Item-Based Organization

For firearms and their associated documentation, receipts should be associated with the specific item. A folder (physical or digital) for each firearm contains the acquisition receipt, gunsmithing receipts, warranty documentation, and other item-specific records. When the item is sold or transferred, the associated receipts go with it (or are retained for cost-basis purposes as appropriate).

Category-Based Organization

For receipts not tied to specific items (ammunition receipts for the collection generally, supply receipts, etc.), category-based folders work. An "ammunition" folder, a "supplies" folder, a "general firearms expenses" folder captures the relevant categories.

Year-Based Organization

For tax-relevant receipts, year-based organization (one folder per tax year) supports tax preparation and potential audits. This can coexist with item-based or category-based organization — a receipt goes into both the item's folder and the tax year folder, with appropriate cross-references.

Digital Inventory Integration

Dedicated inventory systems often include document storage that ties receipts directly to inventory items. A collector who adds a new firearm to their inventory can upload the acquisition receipt as part of the inventory entry; later reference finds both the item details and the supporting documentation in one place. This integration is one of the key benefits of dedicated systems over ad-hoc document storage.

What Goes in the Receipt Beyond the Number

Receipts that serve documentation purposes need specific content. Most commercial receipts provide date, amount, and seller information, but some important data may be missing or unclear.

Serial numbers are often not on receipts. For firearms acquisitions, the collector should add the serial number to the receipt (or to a linked record) at the time of purchase. A receipt that doesn't identify the specific item serves limited documentation purposes.

Seller information should be complete. For private-party sales, a receipt documenting just "cash received" without seller identification creates problems for subsequent documentation. A proper private-party receipt identifies both parties, the item with serial number, the price, and the date.

Descriptive information beyond the minimum is helpful. A receipt that includes "Ruger 10/22, SN 123-45678, wood stock, original configuration" is more useful than one that just says "rifle." The additional information supports identification if questions arise years later.

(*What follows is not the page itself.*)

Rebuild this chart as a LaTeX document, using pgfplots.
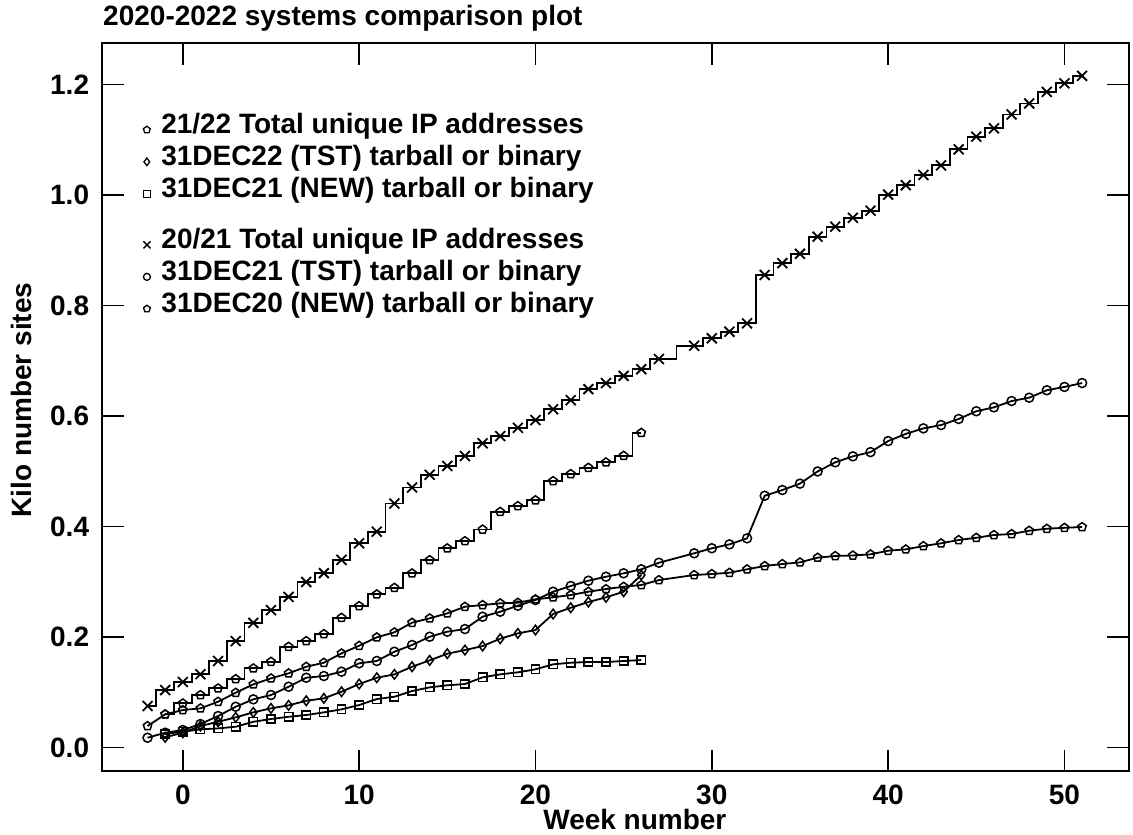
\documentclass[border=0pt]{standalone}
\usepackage{pgfplots}
\pgfplotsset{compat=1.18}
\usepackage{pgfplotstable}
\usepackage{fontspec}
\setmainfont{Liberation Sans}
\usetikzlibrary{plotmarks}

\pgfplotstableread{
w v
-2 0.0755
-1 0.1044
0 0.119
1 0.133
2 0.157
3 0.193
4 0.226
5 0.249
6 0.273
7 0.300
8 0.316
9 0.340
10 0.370
11 0.391
12 0.442
13 0.471
14 0.494
15 0.510
16 0.528
17 0.551
18 0.564
19 0.579
20 0.593
21 0.6125
22 0.629
23 0.649
24 0.660
25 0.673
26 0.685
27 0.7035
29 0.7276
30 0.741
31 0.753
32 0.768
33 0.8556
34 0.877
35 0.894
36 0.925
37 0.943
38 0.959
39 0.972
40 1.001
41 1.018
42 1.0366
43 1.054
44 1.083
45 1.106
46 1.121
47 1.146
48 1.166
49 1.187
50 1.2025
51 1.216
}\totalA

\pgfplotstableread{
w v
-2 0.0393
-1 0.0604
0 0.0682
1 0.0713
2 0.0833
3 0.0996
4 0.1147
5 0.1256
6 0.1347
7 0.1466
8 0.1539
9 0.1708
10 0.1846
11 0.1998
12 0.2089
13 0.2263
14 0.2342
15 0.2433
16 0.2552
17 0.2583
18 0.2614
19 0.2625
20 0.2686
21 0.2722
22 0.2764
23 0.2824
24 0.2872
25 0.2914
26 0.2945
27 0.3035
29 0.3126
30 0.3144
31 0.3167
32 0.3229
33 0.329
34 0.3325
35 0.3355
36 0.344
37 0.347
38 0.348
39 0.350
40 0.3566
41 0.359
42 0.365
43 0.370
44 0.376
45 0.380
46 0.385
47 0.3868
48 0.3928
49 0.3964
50 0.398
51 0.3995
}\newA

\pgfplotstableread{
w v
-2 0.0181
-1 0.0272
0 0.032
1 0.0429
2 0.0574
3 0.0742
4 0.0876
5 0.0954
6 0.1104
7 0.1267
8 0.1298
9 0.1376
10 0.1528
11 0.157
12 0.1738
13 0.1859
14 0.2009
15 0.21
16 0.2148
17 0.2371
18 0.2462
19 0.257
20 0.2673
21 0.2824
22 0.2927
23 0.3023
24 0.3095
25 0.3157
26 0.3229
27 0.3348
29 0.3519
30 0.361
31 0.368
32 0.379
33 0.456
34 0.4664
35 0.478
36 0.500
37 0.5165
38 0.5274
39 0.535
40 0.555
41 0.568
42 0.578
43 0.584
44 0.595
45 0.609
46 0.616
47 0.6275
48 0.6335
49 0.647
50 0.653
51 0.660
}\tstA

\pgfplotstableread{
w v
-1 0.0604
0 0.0803
1 0.0954
2 0.1075
3 0.1243
4 0.1437
5 0.1557
6 0.1828
7 0.1931
8 0.2058
9 0.2353
10 0.2565
11 0.2776
12 0.2896
13 0.3156
14 0.3397
15 0.361
16 0.374
17 0.395
18 0.427
19 0.4375
20 0.448
21 0.4827
22 0.4954
23 0.5068
24 0.5165
25 0.5285
26 0.570
}\totalB

\pgfplotstableread{
w v
-1 0.0188
0 0.0272
1 0.0393
2 0.047
3 0.055
4 0.064
5 0.0713
6 0.0767
7 0.085
8 0.0894
9 0.1014
10 0.1153
11 0.1267
12 0.1328
13 0.1466
14 0.1581
15 0.1702
16 0.1768
17 0.184
18 0.1973
19 0.207
20 0.213
21 0.242
22 0.2534
23 0.2637
24 0.2722
25 0.2824
26 0.3126
}\tstB

\pgfplotstableread{
w v
-1 0.0248
0 0.029
1 0.0333
2 0.035
3 0.038
4 0.047
5 0.052
6 0.056
7 0.0592
8 0.064
9 0.0695
10 0.0773
11 0.0881
12 0.0923
13 0.1026
14 0.1093
15 0.113
16 0.1153
17 0.1274
18 0.1328
19 0.1365
20 0.1419
21 0.151
22 0.1539
23 0.1551
24 0.1551
25 0.157
26 0.1587
}\newB

\newcommand{\bigfont}{\fontsize{28}{30}\selectfont\bfseries}

\begin{document}
\begin{tikzpicture}
\useasboundingbox (-101.7pt,-63.5pt) rectangle (1031.3pt,771.5pt);
\pgfplotsset{
  base/.style={
    at={(0pt,0pt)}, anchor=south west,
    scale only axis, width=1027.3pt, height=728.8pt,
    xmin=-4.6, xmax=53.66, ymin=-0.043, ymax=1.276,
  },
  ser/.style={black, line width=1.8pt, mark options={solid, fill=white, line width=1.5pt}},
}
\begin{axis}[base,
  axis line style={line width=2pt, black},
  tick style={line width=1.5pt, black},
  major tick length=22pt,
  tick align=inside,
  xtick={0,10,20,30,40,50},
  ytick={0,0.2,0.4,0.6,0.8,1.0,1.2},
  minor tick num=0,
  tick label style={font=\bigfont},
  /pgf/number format/assume math mode=true,
  y tick label style={/pgf/number format/fixed, /pgf/number format/fixed zerofill, /pgf/number format/precision=1},
  xticklabel style={anchor=north, inner sep=0pt, yshift=-12.8pt},
  yticklabel style={anchor=east, inner sep=0pt, xshift=-12.4pt},
  title={2020-2022 systems comparison plot},
  title style={at={(axis description cs:0.0013,1.0151)}, anchor=base west, inner sep=0pt, font=\bigfont},
  xlabel={Week number},
  every axis x label/.style={at={(axis description cs:0.519,-0.0795)}, anchor=base, inner sep=0pt, font=\bigfont},
  ylabel={Kilo number sites},
  every axis y label/.style={at={(axis description cs:-0.0679,0.5096)}, rotate=90, anchor=base, inner sep=0pt, font=\bigfont},
  legend cell align=left,
  legend style={at={(0.0404,0.8999)}, anchor=north west, draw=none, fill=none, inner sep=0pt, column sep=11pt, row sep=4pt, font=\bigfont, nodes={inner sep=0pt, text height=17.5pt, text depth=10.5pt}},
  legend image code/.code={\draw[#1] plot coordinates {(0pt,0pt)};},
]
\addplot[ser, const plot mark mid, mark=x, mark size=7pt, mark options={line width=1.8pt}, forget plot] table[x=w,y=v] {\totalA};
\addplot[ser, mark=pentagon, mark size=4.4pt, forget plot] table[x=w,y=v] {\newA};
\addplot[ser, mark=o, mark size=4.5pt, forget plot] table[x=w,y=v] {\tstA};
\addplot[ser, const plot mark mid, mark=pentagon, mark size=4.4pt, forget plot] table[x=w,y=v] {\totalB};
\addplot[ser, mark=diamond, mark size=4.8pt, forget plot] table[x=w,y=v] {\tstB};
\addplot[ser, mark=square, mark size=4.2pt, forget plot] table[x=w,y=v] {\newB};

\addlegendimage{only marks, black, mark=pentagon, mark size=3.6pt, mark options={line width=1.3pt}}
\addlegendentry{21/22 Total unique IP addresses}
\addlegendimage{only marks, black, mark=diamond, mark size=3.8pt, mark options={line width=1.3pt}}
\addlegendentry{31DEC22 (TST) tarball or binary}
\addlegendimage{only marks, black, mark=square, mark size=3.4pt, mark options={line width=1.3pt}}
\addlegendentry{31DEC21 (NEW) tarball or binary}
\end{axis}

\begin{axis}[base, hide axis,
  legend cell align=left,
  legend style={at={(0.0404,0.7421)}, anchor=north west, draw=none, fill=none, inner sep=0pt, column sep=11pt, row sep=4pt, font=\bigfont, nodes={inner sep=0pt, text height=17.5pt, text depth=10.5pt}},
  legend image code/.code={\draw[#1] plot coordinates {(0pt,0pt)};},
]
\addlegendimage{only marks, black, mark=x, mark size=5pt, mark options={line width=1.4pt}}
\addlegendentry{20/21 Total unique IP addresses}
\addlegendimage{only marks, black, mark=o, mark size=3.5pt, mark options={line width=1.3pt}}
\addlegendentry{31DEC21 (TST) tarball or binary}
\addlegendimage{only marks, black, mark=pentagon, mark size=3.6pt, mark options={line width=1.3pt}}
\addlegendentry{31DEC20 (NEW) tarball or binary}
\end{axis}
\end{tikzpicture}
\end{document}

The Cost of Not Having Receipts

Collectors who discover they can't find the receipt for a specific item face several potential costs. Insurance claims for lost or stolen items become harder to substantiate without the original acquisition documentation. Sales face questions about cost basis that affect tax calculations. Estate administration becomes more complicated without complete receipt documentation. Warranty claims may be denied without proof of purchase.

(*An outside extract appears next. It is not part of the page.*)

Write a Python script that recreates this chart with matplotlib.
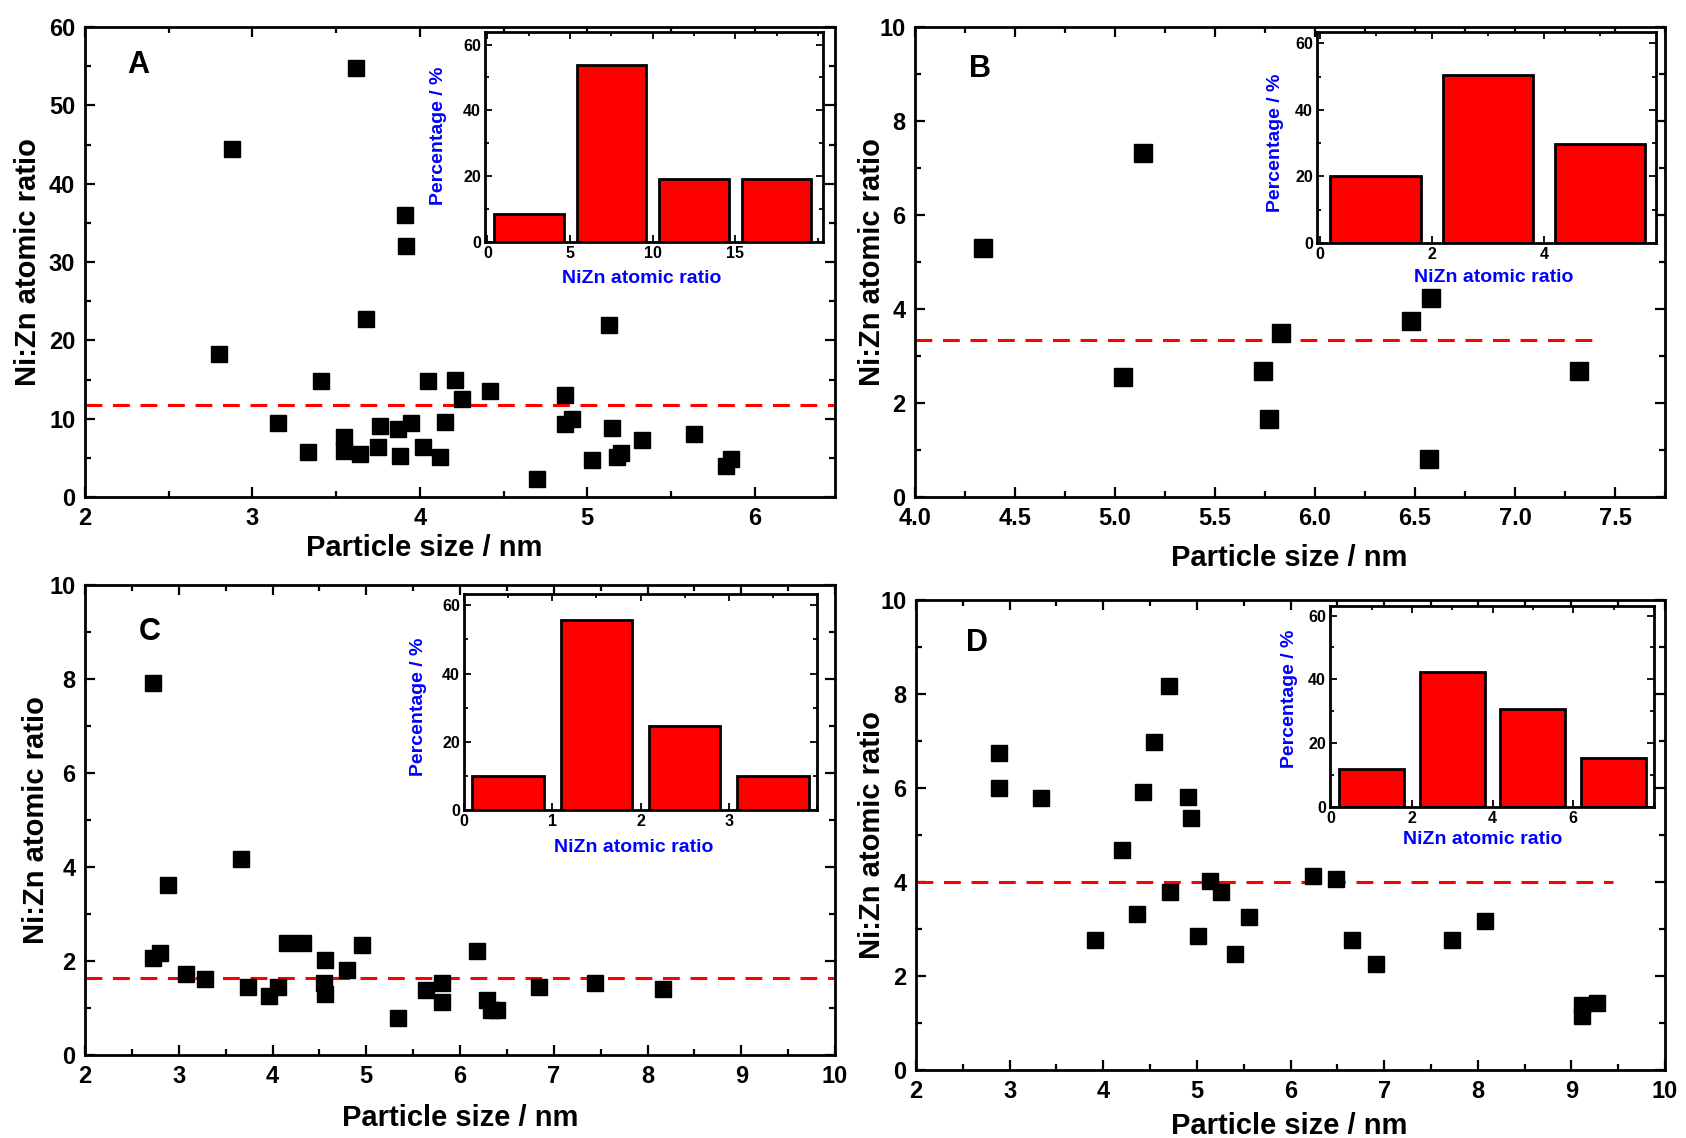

The cumulative cost of missing receipts is surprisingly high for active collectors. A collection with 20% of its items missing original receipts has substantial uncertainty in its documented value, which affects insurance, tax, and succession outcomes.

The prevention is trivial compared to the cost of remediation. A few minutes of systematic filing when each receipt is generated produces a complete documentation base over time. The alternative — trying to reconstruct lost receipts years later — is almost always more expensive and often produces incomplete results.

Keep What Matters, Discard What Doesn't

Receipt retention is not about keeping everything forever or throwing everything away. It's about matching the retention period to the purpose the receipt serves. Acquisition receipts for firearms stay with the item; tax-relevant receipts stay through the statute of limitations; consumable-supply receipts can be discarded after brief periods. A clear framework, consistently applied, produces the documentation collectors need when they need it — without creating unmanageable paper archives for purposes that don't warrant them.

This article is educational and informational. It is not legal, tax, or financial advice. Firearms laws vary significantly by state and change frequently. Always consult a qualified firearms attorney, estate planner, or licensed FFL before acting on specific legal matters.